EXERCISE INSTRUCTIONS: Select every line containing the word "matplotlib" from the material, and copy those lines.

DATA IN THIS EXERCISE:
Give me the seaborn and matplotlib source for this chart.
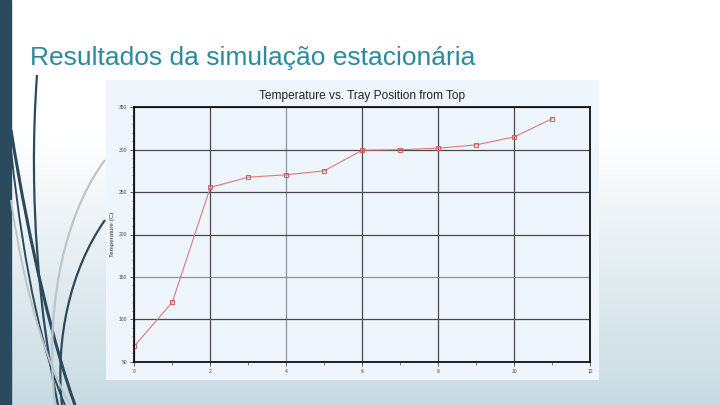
import numpy as np
import pandas as pd
import matplotlib
matplotlib.use("Agg")
import matplotlib.pyplot as plt
import seaborn as sns
from matplotlib.path import Path
from matplotlib.patches import PathPatch
from matplotlib.colors import LinearSegmentedColormap

# ---- data ----
tray_position = [0, 1, 2, 3, 4, 5, 6, 7, 8, 9, 10, 11]
temperature = [68.4, 120.2, 255.5, 267.6, 270.4, 275.1, 299.4, 300.0, 301.8, 305.7, 315.1, 336.7]
x_ticks = [0, 2, 4, 6, 8, 10, 12]
y_ticks = [50, 100, 150, 200, 250, 300, 350]
slide_title = "Resultados da simulação estacionária"
chart_title = "Temperature vs. Tray Position from Top"
y_label = "Temperature (C)"

df = pd.DataFrame({"tray": tray_position, "temp": temperature})

sns.set_theme(style="white")
plt.rcParams['font.family'] = ['Liberation Sans', 'DejaVu Sans']

W, H = 720, 405
fig = plt.figure(figsize=(7.2, 4.05), dpi=100)

# slide background gradient
bg = fig.add_axes([0, 0, 1, 1], zorder=-10)
grad = np.linspace(0, 1, 256).reshape(-1, 1)
cmap = LinearSegmentedColormap.from_list("bg", ["#ffffff", "#ffffff", "#e4edf1", "#c8dbe2"])
bg.imshow(grad, aspect="auto", cmap=cmap, extent=[0, W, H, 0])
bg.set_xlim(0, W); bg.set_ylim(H, 0); bg.axis("off")
# left dark bar
bg.add_patch(plt.Rectangle((0, 0), 11, H, color="#2c4a5e"))
# decorative curves
def curve(pts, color, lw):
    codes = [Path.MOVETO] + [Path.CURVE4] * (len(pts) - 1)
    bg.add_patch(PathPatch(Path(pts, codes), fill=False, edgecolor=color, lw=lw))
curve([(37, 75), (28, 200), (40, 320), (58, 405)], "#2c4a5e", 1.6)
curve([(11, 130), (30, 250), (55, 350), (75, 405)], "#2c4a5e", 2.2)
curve([(11, 150), (25, 280), (45, 360), (65, 405)], "#2c4a5e", 1.4)
curve([(105, 220), (70, 270), (55, 340), (62, 405)], "#2c4a5e", 1.6)
curve([(105, 160), (60, 220), (45, 320), (55, 405)], "#b9c6cc", 1.6)
curve([(11, 200), (25, 300), (50, 370), (70, 405)], "#b9c6cc", 1.4)

bg.text(30, 58, slide_title, fontsize=19, color="#2b8a9c", va="center", ha="left")

# chart panel
panel = fig.add_axes([106 / W, 1 - 380 / H, (599 - 106) / W, 300 / H], zorder=0)
panel.set_facecolor("#eef5fc")
panel.set_xticks([]); panel.set_yticks([])
for s in panel.spines.values():
    s.set_visible(False)

ax = fig.add_axes([134.3 / W, 1 - 361.7 / H, (590.3 - 134.3) / W, (361.7 - 107.3) / H], zorder=1)
ax.set_facecolor("#eef5fc")
sns.lineplot(data=df, x="tray", y="temp", ax=ax, color="#d97a7a", lw=0.8,
             marker="s", markersize=2.8, markerfacecolor="none",
             markeredgecolor="#cc5a5a", markeredgewidth=0.7)
ax.set_xlim(0, 12); ax.set_ylim(50, 350)
ax.set_xticks(x_ticks); ax.set_yticks(y_ticks)
ax.set_xticks(range(0, 13), minor=True)
ax.set_yticks(range(50, 351, 10), minor=True)
ax.grid(True, which="major", color="#4a4a4a", lw=0.9)
# lighter grid lines at x=4 and y=150 as in the reference
ax.get_xgridlines()[2].set_color("#8c949c")
ax.get_ygridlines()[2].set_color("#8c949c")
ax.tick_params(which="major", labelsize=3.6, colors="#444444", length=3, width=0.6, direction="out", pad=2)
ax.tick_params(which="minor", length=1.8, width=0.5, color="#444444")
ax.tick_params(axis="x", which="both", bottom=True)
ax.tick_params(axis="y", which="both", left=True)
for s in ax.spines.values():
    s.set_color("#111111"); s.set_linewidth(1.3)
ax.set_xlabel("")
ax.set_ylabel(y_label, fontsize=4.5, color="#333333", labelpad=3)
ax.set_title(chart_title, fontsize=8.6, color="#222222", pad=6)

fig.savefig("out.png", dpi=100)
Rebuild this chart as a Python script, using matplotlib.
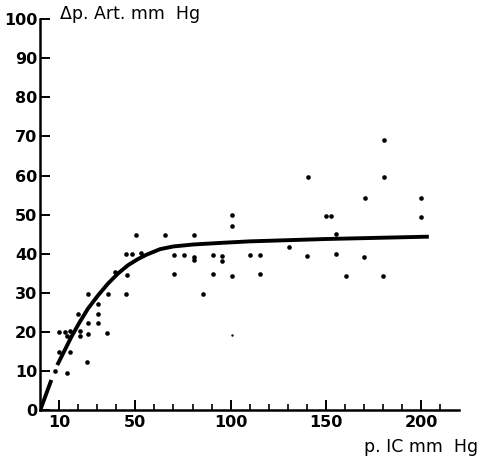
import matplotlib
matplotlib.use("Agg")
import matplotlib.pyplot as plt
import numpy as np

# Scatter data (p.IC mm Hg, delta p Art. mm Hg)
pic = [7.8, 10, 10, 13.1, 14.3, 15.7, 15.7, 14.3, 20, 20.9, 20.9, 25.3, 25.3, 25.3, 24.8,
       30.2, 30.2, 30.2, 35.5, 35.3, 39.3, 45.1, 48.1, 45.4, 45.1, 50.2, 52.8,
       65.5, 70.5, 70.5, 75.7, 80.6, 80.6, 80.6, 85.3, 90.5, 90.5, 95.3, 95.3,
       100.5, 100.5, 100.5, 110.1, 115.5, 115.5, 130.6, 140.2, 140.6, 149.8, 152.8,
       155.2, 155.2, 160.3, 170.1, 170.3, 180.1, 180.6, 180.6, 200, 200]
dp_art = [10, 20, 15, 20, 19, 20.3, 15, 9.5, 24.7, 20.2, 19, 29.8, 22.4, 19.6, 12.3,
          27.1, 24.7, 22.3, 29.8, 19.9, 35.4, 39.9, 39.9, 34.7, 29.8, 44.8, 40.2,
          44.8, 39.7, 34.8, 39.7, 44.8, 39.2, 38.4, 29.7, 39.7, 34.8, 39.4, 38.2,
          49.9, 47.2, 34.4, 39.6, 39.6, 34.9, 41.8, 39.5, 59.6, 49.7, 49.7,
          45.2, 39.9, 34.3, 39.2, 54.4, 34.4, 59.6, 69.2, 49.3, 54.4]
small_pic = [100.5]
small_dp = [19.3]

# Fitted curve: short initial dash, then main curve
dash_x = [0, 5.9]
dash_y = [0, 7.8]
curve_x = [9, 12, 16.4, 20.8, 25.1, 30.4, 35.6, 40.9, 46.1, 51.4, 55.9, 62.9, 69.9,
           80.4, 94.4, 110, 150, 204]
curve_y = [11.6, 14.5, 18.8, 22.6, 26.0, 29.4, 32.4, 35.0, 37.1, 38.7, 39.8, 41.2, 41.9,
           42.4, 42.8, 43.2, 43.8, 44.4]

xticks = [10, 50, 100, 150, 200]
yticks = [0, 10, 20, 30, 40, 50, 60, 70, 80, 90, 100]

fig = plt.figure(figsize=(4.82, 4.62), dpi=100)
ax = fig.add_axes([0.0832, 0.1115, 0.953 - 0.0832, 0.9589 - 0.1115])

ax.plot(dash_x, dash_y, color='black', lw=2.8, solid_capstyle='butt')
ax.plot(curve_x, curve_y, color='black', lw=2.8, solid_capstyle='butt',
        solid_joinstyle='round')
ax.scatter(pic, dp_art, s=11, color='black', zorder=3, linewidths=0)
ax.scatter(small_pic, small_dp, s=3, color='black', zorder=3, linewidths=0)

ax.set_xlim(0, 220)
ax.set_ylim(0, 100)
ax.spines['top'].set_visible(False)
ax.spines['right'].set_visible(False)
for s in ['left', 'bottom']:
    ax.spines[s].set_linewidth(1.8)

ax.set_xticks(xticks)
ax.set_xticks(np.arange(10, 220, 10), minor=True)
ax.set_yticks(yticks)
ax.tick_params(axis='both', which='major', direction='in', length=7, width=1.4,
               labelsize=11.5)
ax.tick_params(axis='x', which='minor', direction='in', length=4, width=1.2)
ax.tick_params(axis='y', which='major', pad=2)
ax.tick_params(axis='x', which='major', pad=3)
for lab in ax.get_xticklabels() + ax.get_yticklabels():
    lab.set_fontfamily('DejaVu Sans')
    lab.set_fontweight('bold')

ax.text(10.4, 100, 'Δp. Art. mm  Hg', fontsize=12.5, family='DejaVu Sans',
        va='baseline', ha='left')
fig.text(478 / 482, 1 - 451.7 / 462, 'p. IC mm  Hg', fontsize=12.5, family='DejaVu Sans',
         va='baseline', ha='right')

fig.savefig('out.png', dpi=100)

SOLUTION TO THIS EXERCISE:
Give me the seaborn and matplotlib source for this chart.
import matplotlib
matplotlib.use("Agg")
import matplotlib.pyplot as plt
from matplotlib.path import Path
from matplotlib.patches import PathPatch
from matplotlib.colors import LinearSegmentedColormap
Rebuild this chart as a Python script, using matplotlib.
import matplotlib
matplotlib.use("Agg")
import matplotlib.pyplot as plt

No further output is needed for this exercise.